- Exercise objective
It is required that the lines from the top of the listing through the line with "return (H - B - y) / ph" be reproduced exactly, excluding pictures.

- Data shown
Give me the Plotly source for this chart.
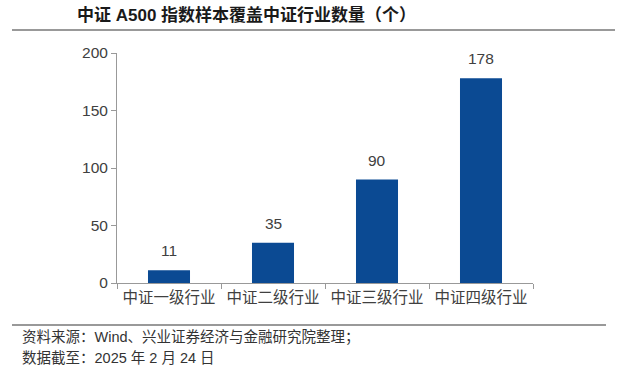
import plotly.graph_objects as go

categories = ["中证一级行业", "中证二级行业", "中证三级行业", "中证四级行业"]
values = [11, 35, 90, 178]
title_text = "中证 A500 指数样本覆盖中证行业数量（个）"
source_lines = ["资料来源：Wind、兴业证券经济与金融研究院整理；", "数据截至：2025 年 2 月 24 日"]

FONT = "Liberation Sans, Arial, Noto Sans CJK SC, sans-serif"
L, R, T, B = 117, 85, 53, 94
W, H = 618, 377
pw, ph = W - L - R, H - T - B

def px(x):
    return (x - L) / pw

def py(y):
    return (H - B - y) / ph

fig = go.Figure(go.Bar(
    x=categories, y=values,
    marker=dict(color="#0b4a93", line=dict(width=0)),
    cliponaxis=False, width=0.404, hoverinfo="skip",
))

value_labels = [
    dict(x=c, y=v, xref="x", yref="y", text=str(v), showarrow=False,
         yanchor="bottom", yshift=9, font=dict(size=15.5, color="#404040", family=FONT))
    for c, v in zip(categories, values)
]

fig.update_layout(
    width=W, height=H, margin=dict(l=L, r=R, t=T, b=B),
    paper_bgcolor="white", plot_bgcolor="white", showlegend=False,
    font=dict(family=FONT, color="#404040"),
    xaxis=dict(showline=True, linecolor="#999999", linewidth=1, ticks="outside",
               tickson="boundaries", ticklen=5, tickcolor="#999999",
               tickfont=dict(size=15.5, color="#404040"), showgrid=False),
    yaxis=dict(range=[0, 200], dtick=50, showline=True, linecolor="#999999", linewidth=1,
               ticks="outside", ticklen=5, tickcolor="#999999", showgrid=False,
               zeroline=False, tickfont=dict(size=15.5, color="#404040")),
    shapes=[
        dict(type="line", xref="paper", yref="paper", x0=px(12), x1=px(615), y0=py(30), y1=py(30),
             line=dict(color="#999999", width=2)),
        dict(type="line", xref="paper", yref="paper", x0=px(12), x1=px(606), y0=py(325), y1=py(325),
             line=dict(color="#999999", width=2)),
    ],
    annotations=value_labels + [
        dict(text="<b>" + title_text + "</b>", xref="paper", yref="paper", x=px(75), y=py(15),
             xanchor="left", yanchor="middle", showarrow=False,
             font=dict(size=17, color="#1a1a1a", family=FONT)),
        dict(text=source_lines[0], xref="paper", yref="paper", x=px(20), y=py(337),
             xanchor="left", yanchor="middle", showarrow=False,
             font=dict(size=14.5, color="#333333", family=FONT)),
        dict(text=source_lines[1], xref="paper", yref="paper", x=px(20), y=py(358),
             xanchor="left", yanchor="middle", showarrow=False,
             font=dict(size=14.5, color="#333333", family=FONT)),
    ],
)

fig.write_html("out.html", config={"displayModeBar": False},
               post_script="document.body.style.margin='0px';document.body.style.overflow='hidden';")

- The solution
Give me the Plotly source for this chart.
import plotly.graph_objects as go

categories = ["中证一级行业", "中证二级行业", "中证三级行业", "中证四级行业"]
values = [11, 35, 90, 178]
title_text = "中证 A500 指数样本覆盖中证行业数量（个）"
source_lines = ["资料来源：Wind、兴业证券经济与金融研究院整理；", "数据截至：2025 年 2 月 24 日"]

FONT = "Liberation Sans, Arial, Noto Sans CJK SC, sans-serif"
L, R, T, B = 117, 85, 53, 94
W, H = 618, 377
pw, ph = W - L - R, H - T - B

def px(x):
    return (x - L) / pw

def py(y):
    return (H - B - y) / ph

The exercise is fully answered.